Following on from the slew of media stuff expressing a general climate of disappointment with President Ma after his first 100 days, I have been experimenting with a new class activity. (Adults)
The idea is to put them into groups that are tasked with forming a political party. We list some issues to get them started, and then I give them time to decide on what their policies will be. Then each party chooses its candidate, and all the candidates sit at the front and answer questions from the rest of the class. I’ve had mixed results, partly because some of them take it all far too seriously and get bogged down with minutae, but there have also been some good suggestions:
- Cross-strait relations: build a bridge! Budget constraints might mean that for now it may only be wide enough for scooters, but hopefully it can be widened in future.
- Women’s rights: the bikini law. I’ll leave that to your imagination.
- The economy: turn Yang Ming Shan into the world’s largest casino. Income from this will be enough to abolish taxes.
- Traffic problems: scheme to limit the number of cars on the road. Following the success of Beijing’s odd/even license plate policy, it was suggested that Taiwan introduce a colour-coding scheme. No blue cars on Monday, for instance.
- The environment: an innovative scheme to reduce waste, requiring a new role for the police. Specially trained officers will be sent to interview members of the public and ask them “what’s new and interesting in your life?” (This is the opening gambit in my conversation classes.) Anyone who doesn’t have a good answer will be guilty of wasting their life, removing all justification for the environmental harm resulting from their existence. The only solution would be immediate execution. I quite like this one as it offers a quick remedy for several problems. I’m hoping the government will license private operators, ie me.

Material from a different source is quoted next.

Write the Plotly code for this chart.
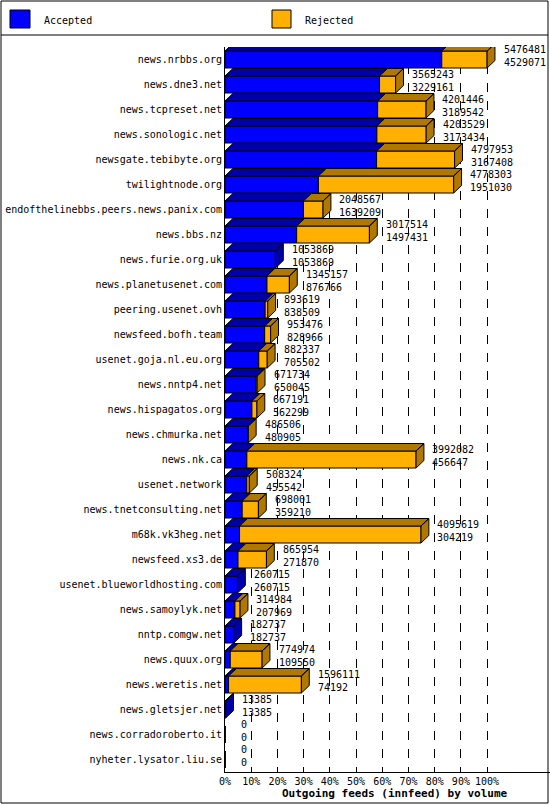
import plotly.graph_objects as go

hosts = [
    "news.nrbbs.org", "news.dne3.net", "news.tcpreset.net", "news.sonologic.net",
    "newsgate.tebibyte.org", "twilightnode.org", "endofthelinebbs.peers.news.panix.com",
    "news.bbs.nz", "news.furie.org.uk", "news.planetusenet.com", "peering.usenet.ovh",
    "newsfeed.bofh.team", "usenet.goja.nl.eu.org", "news.nntp4.net", "news.hispagatos.org",
    "news.chmurka.net", "news.nk.ca", "usenet.network", "news.tnetconsulting.net",
    "m68k.vk3heg.net", "newsfeed.xs3.de", "usenet.blueworldhosting.com",
    "news.samoylyk.net", "nntp.comgw.net", "news.quux.org", "news.weretis.net",
    "news.gletsjer.net", "news.corradoroberto.it", "nyheter.lysator.liu.se",
]
offered = [5476481, 3565243, 4201446, 4203529, 4797953, 4778303, 2048567, 3017514,
           1053869, 1345157, 893619, 953476, 882337, 671734, 667191, 486506, 3992082,
           508324, 698001, 4095619, 865954, 260715, 314984, 182737, 774974, 1596111,
           13385, 0, 0]
accepted = [4529071, 3229161, 3189542, 3173434, 3167408, 1951030, 1639209, 1497431,
            1053869, 876766, 838509, 828966, 705502, 650045, 562299, 480905, 456647,
            455542, 359210, 304219, 271870, 260715, 207969, 182737, 109550, 74192,
            13385, 0, 0]

vmax = max(offered)
acc_pct = [a / vmax * 100 for a in accepted]
tot_pct = [o / vmax * 100 for o in offered]
rej_pct = [t - a for t, a in zip(tot_pct, acc_pct)]
ys = list(range(len(hosts)))

BLUE, BLUE_D = "#0000ff", "#0000a8"
ORANGE, ORANGE_D = "#ffb000", "#b07800"
MONO = "DejaVu Sans Mono"
h = 0.34      # half bar height
dx, dy = 3.0, -0.3   # 3d depth (y axis reversed, so up is negative)

fig = go.Figure()
fig.add_bar(y=ys, x=acc_pct, orientation="h", width=2 * h, cliponaxis=False,
            marker=dict(color=BLUE, line=dict(color="black", width=1)))
fig.add_bar(y=ys, x=rej_pct, base=acc_pct, orientation="h", width=2 * h, cliponaxis=False,
            marker=dict(color=ORANGE, line=dict(color="black", width=1)))

# 3d faces
def faces(segs, color):
    px_, py_ = [], []
    for x0, x1, y, side in segs:
        top = y - h
        px_ += [x0, x1, x1 + dx, x0 + dx, x0, None]
        py_ += [top, top, top + dy, top + dy, top, None]
        if side:
            px_ += [x1, x1 + dx, x1 + dx, x1, x1, None]
            py_ += [top, top + dy, y + h + dy, y + h, top, None]
    fig.add_scatter(x=px_, y=py_, mode="lines", fill="toself", fillcolor=color, cliponaxis=False,
                    line=dict(color="black", width=1), hoverinfo="skip")

blue_segs, orange_segs = [], []
for y, a, t in zip(ys, acc_pct, tot_pct):
    if t <= 0:
        continue
    blue_segs.append((0, a, y, t - a < 1e-9))
    if t - a > 1e-9:
        orange_segs.append((a, t, y, True))
faces(blue_segs, BLUE_D)
faces(orange_segs, ORANGE_D)

for y, o, a, t in zip(ys, offered, accepted, tot_pct):
    fig.add_annotation(x=t + dx + 2.5, y=y - 0.15, text=f"{o}<br>{a}", showarrow=False,
                       xanchor="left", yanchor="middle", align="left",
                       font=dict(family=MONO, size=10, color="black"))

W, H = 550, 805
L, R, T, B = 225, 0, 47, 33
pw, ph = W - L - R, H - T - B
def px(x): return (x - L) / pw
def py(y): return 1 - (y - T) / ph

shapes = [
    dict(type="rect", xref="paper", yref="paper", x0=px(1), x1=px(548), y0=py(1), y1=py(803),
         line=dict(color="black", width=1)),
    dict(type="line", xref="paper", yref="paper", x0=px(1), x1=px(548), y0=py(35), y1=py(35),
         line=dict(color="black", width=1)),
    dict(type="rect", xref="paper", yref="paper", x0=px(10), x1=px(30), y0=py(10), y1=py(28),
         fillcolor=BLUE, line=dict(color="black", width=1)),
    dict(type="rect", xref="paper", yref="paper", x0=px(272), x1=px(291), y0=py(10), y1=py(28),
         fillcolor=ORANGE, line=dict(color="black", width=1)),
]
ann = [
    dict(text="Accepted", x=px(42), y=py(20)),
    dict(text="Rejected", x=px(303), y=py(20)),
]
for a in ann:
    fig.add_annotation(xref="paper", yref="paper", showarrow=False, xanchor="left",
                       yanchor="middle", font=dict(family=MONO, size=10, color="black"), **a)
fig.add_annotation(xref="paper", yref="paper", x=px(280), y=py(785), showarrow=False,
                   yanchor="top", text="<b>Outgoing feeds (innfeed) by volume</b>",
                   font=dict(family=MONO, size=11, color="black"))

fig.update_layout(
    width=W, height=H, margin=dict(l=L, r=R, t=T, b=B, autoexpand=False),
    paper_bgcolor="white", plot_bgcolor="white", showlegend=False,
    barmode="overlay", shapes=shapes,
    xaxis=dict(range=[0, 124], tickvals=list(range(0, 101, 10)), automargin=False,
               ticktext=[f"{v}%" for v in range(0, 101, 10)],
               showgrid=True, gridcolor="black", griddash="dash", gridwidth=1,
               showline=True, linecolor="black", zeroline=False, ticks="", ticklabelstandoff=0,
               tickfont=dict(family=MONO, size=10, color="black")),
    yaxis=dict(range=[len(hosts) - 0.5, -0.5], tickvals=ys, ticktext=hosts, automargin=False,
               showgrid=False, showline=True, linecolor="black", zeroline=False,
               tickfont=dict(family=MONO, size=10, color="black")),
)

fig.write_html("out.html", config={"displayModeBar": False},
               post_script="document.body.style.margin='0';")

So if you have nothing else to do why not spend a little time thinking of ways that Taiwan can be improved? It’s all very well sitting around bitching about things, but if you don’t come up with constructive alternatives then nothing will change. It’s up to you!
With luck I’ll get enough ideas from this to put together a manifesto which I can use as the basis for my 2012 presidential campaign.
Thanks in advance, and remember: Taiwan is a democracy now. Your voice counts!